In HDF4, you typically used the DFNT_CHAR8 datatype to create the attribute/dataset and then it showed up as a string when viewed with a tool for reading HDF files. In HDF5, there is a similar datatype, H5T_NATIVE_CHAR, but if you use this then your data will NOT show up as a string with HDF5 tools. It will show up as individual characters. If you wish to use strings in HDF5, then you should use the H5T_C_S1 datatype, as follows (in C):

    ...
    hid_t       file_id, dataset_id, space_id, stype, attr_id, grp_id;
    herr_t      status;
    size_t      size;

    space_id = H5Screate (H5S_SCALAR);   
    stype = H5Tcopy (H5T_C_S1);
    size = 21;                           /* Size of string for this example */ 
    status = H5Tset_size (stype, size);  /* Set the length of the string */

    /* Then use "stype" when calling H5Acreate or H5Dcreate. 
       For a dataset it might look as follows: 
         dataset_id = H5Dcreate (file_id, "Sdata", stype, space_id, H5P_DEFAULT, H5P_DEFAULT, H5P_DEFAULT); 

       For an attribute it might look as follows:
         attr_id = H5Acreate (grp_id, "Adata", stype, space_id, H5P_DEFAULT);
    */
    ...

The HDF5 Examples by API on the HDF5 Examples page, contains examples of creating strings in HDF5. As an example, see the C example, h5ex_t_string.c, which creates a string dataset.

 

...create a Chunked/Compressed Dataset?

The storage properties, including chunking and compression, are controlled with an HDF5 Property List. See the HDF5 tutorial topic Creating an Extendible Dataset.
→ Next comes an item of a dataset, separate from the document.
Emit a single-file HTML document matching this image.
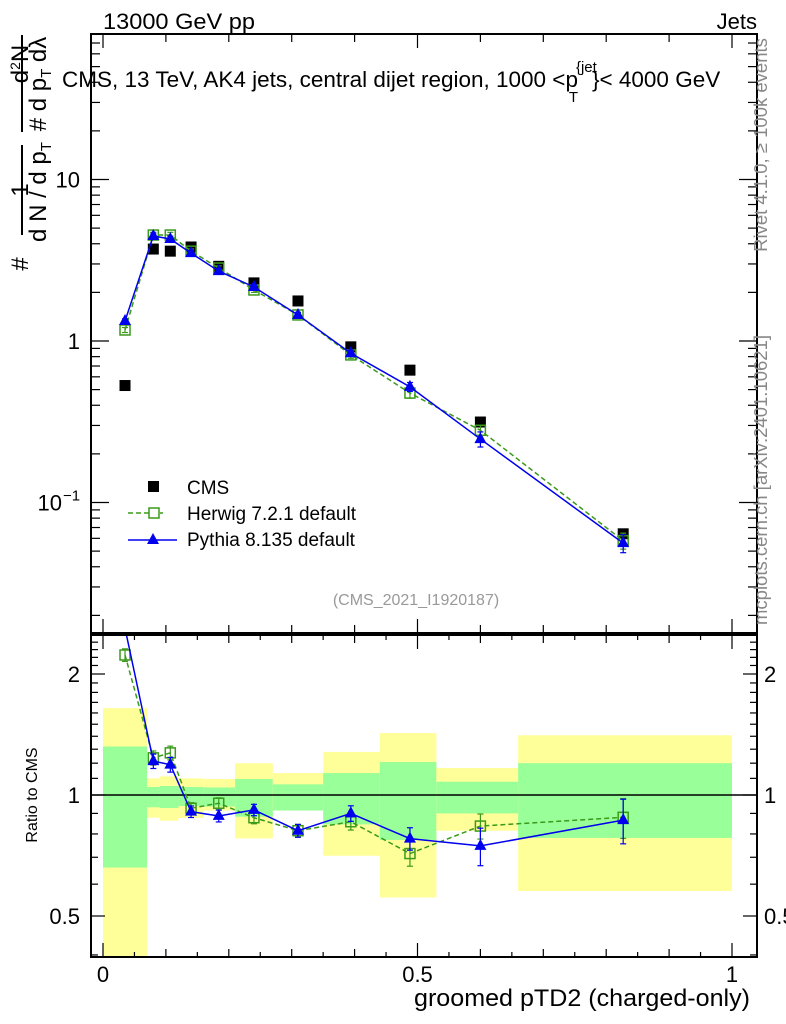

...read/write a sub-set or sub-sample of a Dataset

HDF5 supports a very flexible and general set of data selection features, which control both the source and destination. HDF5 supports:

 

      • Hyperslabs, including repeated blocks as well as strides
      • Unions of hyperslabs
      • Sets of points

See the HDF5 Tutorial topic Reading From or Writing to a subset of a dataset.

...find the tag and ref of an HDF5 object?

HDF5 does not use tags and refs.

...locate and access specific objects in an HDF5 file?

You have to traverse all the objects in the file using H5Giterate. For any object for which the link count is > 1, record it in a table, using "objno" as a key (See H5Gget_objinfo). The first time you see it, there will be no entry in the table, and subsequent visits will find an entry.

If you need a table of contents for the whole file, then collect all the information you need, and use "objno" as a key to avoid loops.

In a future release of HDF5 we will be providing a function to return a table of contents, as well as functions to determine the number of members in a group and to return the name and type of the member of the group for a specific index value.

...write or access global attributes in HDF5?

You can write attributes to the root group, which would be "global" to all objects in the HDF5 file. To do this you must open the root group with H5Gopen and attach the attribute to this group. You cannot attach an attribute to the file, using the file identifier.